Un sencillo interior doméstico se convierte de la mano del pintor británico Victor Pasmore (1908-1998) en toda una exploración de las formas, colores y luces que componen la realidad. El artista y su esposa son parte de esta escena en que lo humano y lo inanimado quedan reducidos al mismo nivel y son tratados con idéntica atención. El cuadro lleva el título de Luz de lámpara; en él, en efecto, la pantalla iluminada se erige en protagonista, y es su resplandor el que distingue los objetos que percibimos con más claridad, como la jarra de cristal y el libro dispuesto encima de la mesa, de los que se pierden en la penumbra circundante. El artista, con el rostro dividido por la luz y la sombra, parece observarnos con fijeza, pendiente de nuestra reacción frente a su obra. Concentrada en una labor cuya naturaleza se nos escapa, la esposa inclina sobre la mesa un rostro carente de rasgos. Cada miembro de la pareja ocupa una posición distinta en este mundo puramente pictórico: alejado de la fuente luminosa, el cuerpo de él se pierde en una zona de absoluta negritud; el de ella se difumina en un territorio en que los trazos del artista se liberan y se sitúan a un paso de la abstracción. A mí este cuadro en apariencia cotidiano y tranquilizador me parece un profundo estudio sobre la labor del artista, sobre su constante vaivén entre lo que perciben sus ojos y lo que elabora con su mente. Creemos adivinar, incluso, la mano del personaje masculino esgrimiendo un pincel en el ángulo inferior izquierdo; Pasmore se retrata en pleno acto de creación, rodeado por su visión personal de un mundo reducido al juego de sus pinceladas.
 

(Los cuadros de agosto. 2017) 

De niña, me fascinaban los cuadros en los que, según me parecía, se me invitaba a entrar. Me plantaba largo rato frente a ellos, me concentraba en un detalle y, de repente, se producía la ilusión: ya no me encontraba en la sala del museo, sino dentro del lienzo, compartiendo espacio con los personajes que lo habitaban. He viajado, así, por muchos salones, por arquitecturas fantásticas y paisajes ideales, codeándome con damas y caballeros, divinidades clásicas, héroes y santos. Sin duda, en aquellos años de mi infancia me habría encantado Caroline en las escaleras, del pintor alemán Caspar David Friedrich (1774 – 1840), maestro de la sugerencia y lo impreciso, perfecta encarnación de los principios del Romanticismo. Hoy todavía me resulta fácil dejarme llevar por la fantasía mientras contemplo este cuadro, y subir los escalones en pos de la figura femenina, en medio del melancólico juego de luces y sombras, para descubrir lo que se esconde en el piso de arriba. 
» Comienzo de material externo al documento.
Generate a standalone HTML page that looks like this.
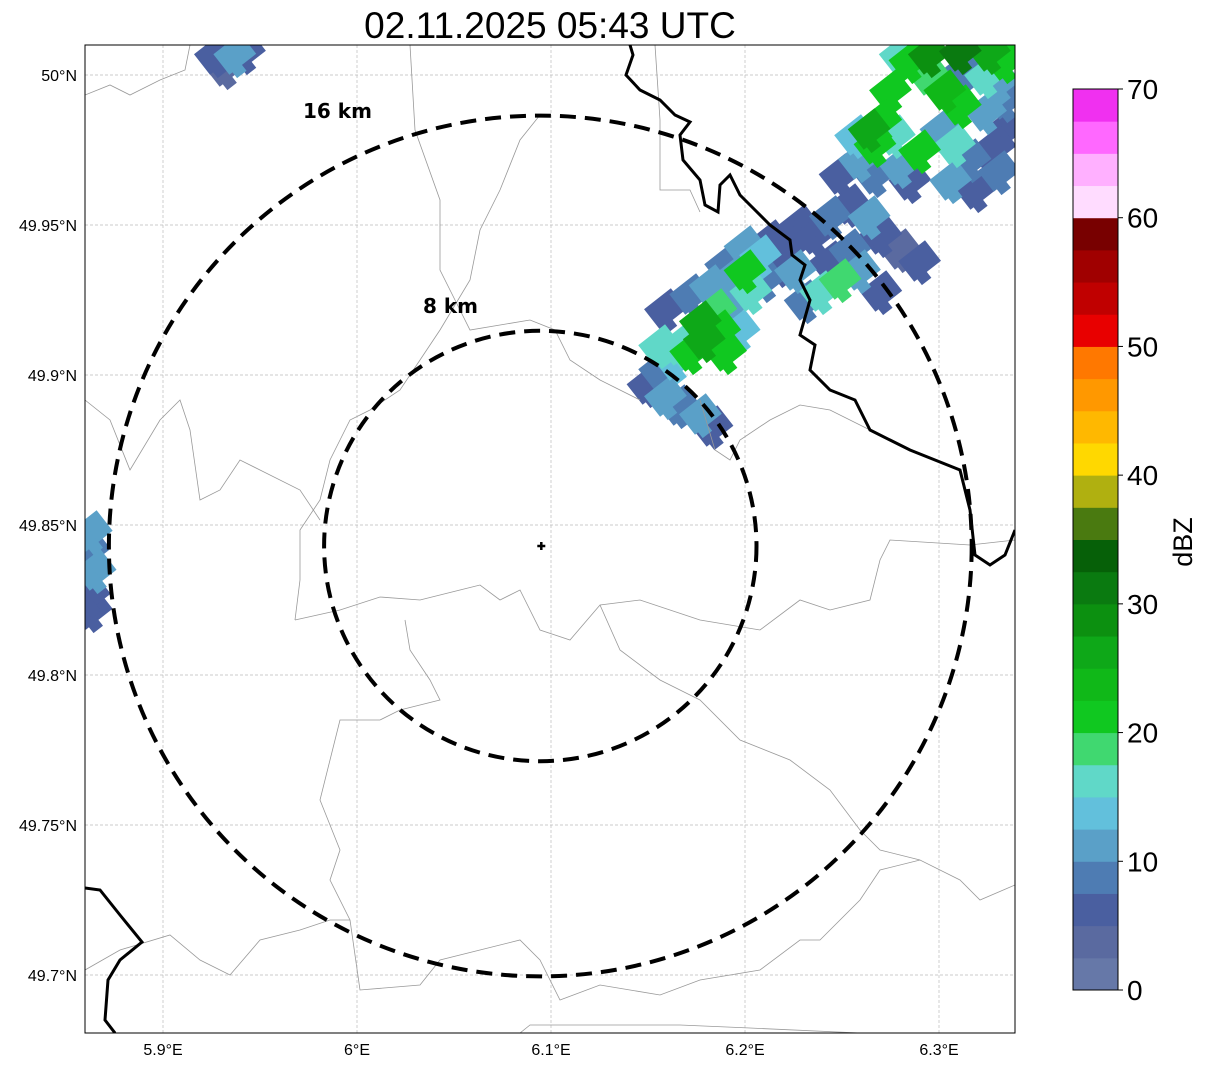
<!DOCTYPE html>
<html><head><meta charset="utf-8"><style>
html,body{margin:0;padding:0;background:#fff;}
svg{display:block;font-family:"Liberation Sans",sans-serif;}
</style></head><body>
<svg id="chart" width="1207" height="1069" viewBox="0 0 1207 1069">
<defs><clipPath id="mapclip"><rect x="85" y="45" width="930" height="988"/></clipPath></defs>
<text x="550" y="38" text-anchor="middle" font-size="37">02.11.2025 05:43 UTC</text>
<g id="map" clip-path="url(#mapclip)">
 <g id="grid"></g>
 <g id="echoes"></g>
 <g fill="none" stroke="#999" stroke-width="0.8">
  <path d="M295,620 L340,610 380,597 420,600 460,590 480,585 500,600 520,590 540,630 570,640 600,605 640,600 700,620 760,630 800,600 830,610 870,600 880,560 890,540 970,545 1015,540"/>
  <path d="M540,115 L520,140 500,190 480,230 470,280 440,330 420,360 400,390 370,410 350,420 330,460 320,500 300,530 300,580 295,620"/>
  <path d="M410,45 L415,130 440,200 440,270 455,300 470,330 530,320 555,330 570,360 600,380 640,400"/>
  <path d="M85,95 L110,85 130,95 160,80 185,70 190,45"/>
  <path d="M85,400 L110,420 130,470 160,420 180,400 190,430 200,500 220,490 240,460 260,470 300,490 320,520"/>
  <path d="M405,620 L410,650 430,680 440,700 400,710 380,720 340,720 330,760 320,800 340,850 330,880 350,920 360,990 420,985 440,960 520,940 540,960 560,1000 600,985 660,995 700,980 760,970 800,940 820,940 860,900 880,870 920,860 960,880 980,900 1015,885"/>
  <path d="M85,970 L120,950 170,935 200,960 230,975 260,940 300,930 330,920 350,920"/>
  <path d="M600,605 L620,650 660,680 700,700 740,740 790,760 830,790 860,830 880,850 920,860"/>
  <path d="M700,400 L715,450 730,460 740,440 770,420 800,405 830,410 870,430"/>
  <path d="M520,1033 L530,1025 600,1025 680,1025 750,1028 860,1033"/>
  <path d="M655,45 L660,120 660,190 690,190 700,212"/>
 </g>
 <g fill="none" stroke="#000" stroke-width="3">
  <path d="M630,45 L633,55 626,75 640,90 660,100 675,115 690,122 680,135 683,160 700,180 705,205 718,212 720,185 730,175 740,195 755,210 770,225 790,240 792,255 805,265 800,280 810,300 800,335 815,345 810,370 830,390 855,400 870,430 890,440 910,450 935,460 960,470 965,490 970,510 975,555 990,565 1005,555 1015,530"/>
  <path d="M85,888 L100,890 120,915 142,942 120,960 108,980 105,1020 115,1033"/>
 </g>
 <g id="rings" fill="none" stroke="#000" stroke-width="4" stroke-dasharray="16,9"></g>
</g>
<rect x="85" y="45" width="930" height="988" fill="none" stroke="#000" stroke-width="1"/>
<text x="303" y="118" font-size="20" font-weight="bold" font-family="DejaVu Sans, sans-serif">16 km</text>
<text x="423" y="313" font-size="20" font-weight="bold" font-family="DejaVu Sans, sans-serif">8 km</text>
<g id="axes" font-size="16"></g>
<g id="cbar"></g>
<text transform="translate(1192,542) rotate(-90)" text-anchor="middle" font-size="27">dBZ</text>
</svg>
<script>
const lonTicks=[5.9,6.0,6.1,6.2,6.3];
const lonLabels=["5.9°E","6°E","6.1°E","6.2°E","6.3°E"];
const latTicks=[50.0,49.95,49.9,49.85,49.8,49.75,49.7];
const latLabels=["50°N","49.95°N","49.9°N","49.85°N","49.8°N","49.75°N","49.7°N"];
const radarLon=6.095, radarLat=49.843;
const ringKm=[8,16];
const cbLevels=[0,10,20,30,40,50,60,70];
const cbColors=["#6678a8","#5a6aa0","#4a5fa0","#4e7cb3","#5aa0c8","#62c0dc","#60d8c8","#40d870","#10c820","#10b818","#0ea818","#0c9010","#0a7a10","#066008","#4a7a10","#b0b010","#ffd800","#ffb800","#ff9800","#ff7800","#e80000","#c00000","#a00000","#780000","#ffdcff","#ffb0ff","#ff68ff","#f030f0"];
const cellLon=[6.150,6.159,6.166,6.177,6.183,6.156,6.164,6.172,6.179,6.187,6.177,6.185,6.195,6.203,6.210,6.218,6.208,6.200,6.192,6.166,6.159,6.172,6.182,6.190,6.200,6.213,6.223,6.226,6.231,6.239,6.249,6.244,6.254,6.236,6.228,6.244,6.254,6.264,6.270,6.280,6.290,6.259,6.270,6.156,6.190,6.197,
6.249,6.259,6.267,6.277,6.290,6.301,6.308,6.316,6.326,6.334,6.334,6.324,6.311,6.303,6.295,6.285,6.295,6.311,6.326,6.334,6.324,6.313,6.331,6.280,6.267,6.285,6.319,6.275,6.280,6.306,6.331,6.257,6.264,6.270,
5.927,5.937,5.932,5.942,5.863,5.862,5.865,5.862,5.863];
const cellLat=[49.897,49.893,49.890,49.887,49.883,49.902,49.905,49.908,49.912,49.915,49.918,49.922,49.925,49.928,49.932,49.937,49.940,49.935,49.932,49.910,49.922,49.927,49.930,49.937,49.943,49.945,49.943,49.935,49.925,49.928,49.932,49.938,49.942,49.947,49.950,49.953,49.957,49.953,49.947,49.942,49.938,49.935,49.928,49.910,49.908,49.915,
49.967,49.972,49.977,49.980,49.975,49.982,49.977,49.972,49.975,49.982,49.992,49.988,49.990,49.995,50.000,50.005,50.007,50.008,50.008,50.005,50.000,50.002,49.998,49.970,49.967,49.965,49.962,49.995,50.007,49.965,49.968,49.980,49.982,49.985,
50.007,50.007,50.003,50.008,49.848,49.842,49.835,49.827,49.822];
const cellDbz=[5,12,8,10,6,8,14,22,27,20,25,18,12,16,8,6,14,20,10,16,6,8,12,8,10,5,6,12,8,15,18,6,8,6,5,8,6,10,6,4,5,12,6,16,20,14,
5,10,22,15,20,10,16,8,6,5,8,12,20,24,18,22,28,30,25,20,16,8,10,12,8,6,6,20,16,10,8,14,25,20,
6,10,4,6,10,8,12,6,5];
const NS="http://www.w3.org/2000/svg";
const x0=85,x1=1015,y0=45,y1=1033;
function xs(lon){return 357+(lon-6.0)*1940;}
function ys(lat){return 525-(lat-49.85)*3000;}
function mk(tag,attrs,parent){const e=document.createElementNS(NS,tag);for(const k in attrs)e.setAttribute(k,attrs[k]);parent.appendChild(e);return e;}
const grid=document.getElementById('grid'),axes=document.getElementById('axes');
lonTicks.forEach((v,i)=>{const x=xs(v);
 const l=mk('line',{x1:x,x2:x,y1:y0,y2:y1,stroke:'#bbb','stroke-width':0.7,'stroke-dasharray':'3,2'},grid);
 
 
 const t=mk('text',{x:x,y:1055,'text-anchor':'middle'},axes);t.textContent=lonLabels[i];
 
 
});
latTicks.forEach((v,i)=>{const y=ys(v);
 const l=mk('line',{x1:x0,x2:x1,y1:y,y2:y,stroke:'#bbb','stroke-width':0.7,'stroke-dasharray':'3,2'},grid);
 
 
 const t=mk('text',{x:77,y:y+6,'text-anchor':'end'},axes);t.textContent=latLabels[i];
 
 
});
function colorFor(d){let i=Math.floor(d/2.5);if(i<0)i=0;if(i>27)i=27;return cbColors[i];}
const ech=document.getElementById('echoes');
const order=cellDbz.map((d,i)=>i).sort((a,b)=>cellDbz[a]-cellDbz[b]);
order.forEach(i=>{const x=xs(cellLon[i]),y=ys(cellLat[i]);
 const r=mk('rect',{x:x-17,y:y-13,width:34,height:26,fill:colorFor(cellDbz[i]),transform:`rotate(-38 ${x} ${y})`},ech);
 
 
 const r2=mk('rect',{x:x-6,y:y-16,width:12,height:32,fill:colorFor(cellDbz[i]),transform:`rotate(-38 ${x+10} ${y+8})`},ech);
 
 
});
const rings=document.getElementById('rings');
const cx=xs(radarLon),cy=ys(radarLat);
ringKm.forEach(k=>{const r=k*26.9;
 const c=mk('ellipse',{cx:cx-1,cy:cy,rx:r+1,ry:r},rings);
 
 
});
const mark=mk('path',{d:`M${cx-4},${cy} H${cx+4} M${cx},${cy-4} V${cy+4}`,stroke:'#000','stroke-width':2.5},document.getElementById('map'));


const cb=document.getElementById('cbar');
const cbx=1073,cbw=45,cbTop=89,cbBot=990,cbMax=70;
function cby(v){return cbBot-(v/cbMax)*(cbBot-cbTop);}
cbColors.forEach((c,i)=>{const a=cby(i*2.5),b=cby((i+1)*2.5);
 const r=mk('rect',{x:cbx,y:b,width:cbw,height:a-b+0.5,fill:c},cb);
 
 
});
mk('rect',{x:cbx,y:cbTop,width:cbw,height:cbBot-cbTop,fill:'none',stroke:'#000','stroke-width':1},cb);
cbLevels.forEach(v=>{const y=cby(v);
 mk('line',{x1:cbx+cbw,x2:cbx+cbw+5,y1:y,y2:y,stroke:'#000'},cb);
 const t=mk('text',{x:1127,y:y+10,'font-size':28},cb);t.textContent=v;
 
 
});
</script>
</body></html>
(Los cuadros de marzo. 2012)

Hay veces en que se borran las fronteras entre lo animado y lo inanimado, entre lo vivo y lo muerto. La mesa, el espejo, la calavera, el cuerpo y el rostro de la mujer: todo tiene la misma textura básica, terrosa, en este espacio lleno de misterio, en este alarde de luces que se abren paso en medio de las tinieblas. La llama de la vela, escondida a los ojos del espectador, es la auténtica protagonista del cuadro: Magdalena penitente, una de las tres hermosas Magdalenas pintadas por Georges de La Tour (1593–1652).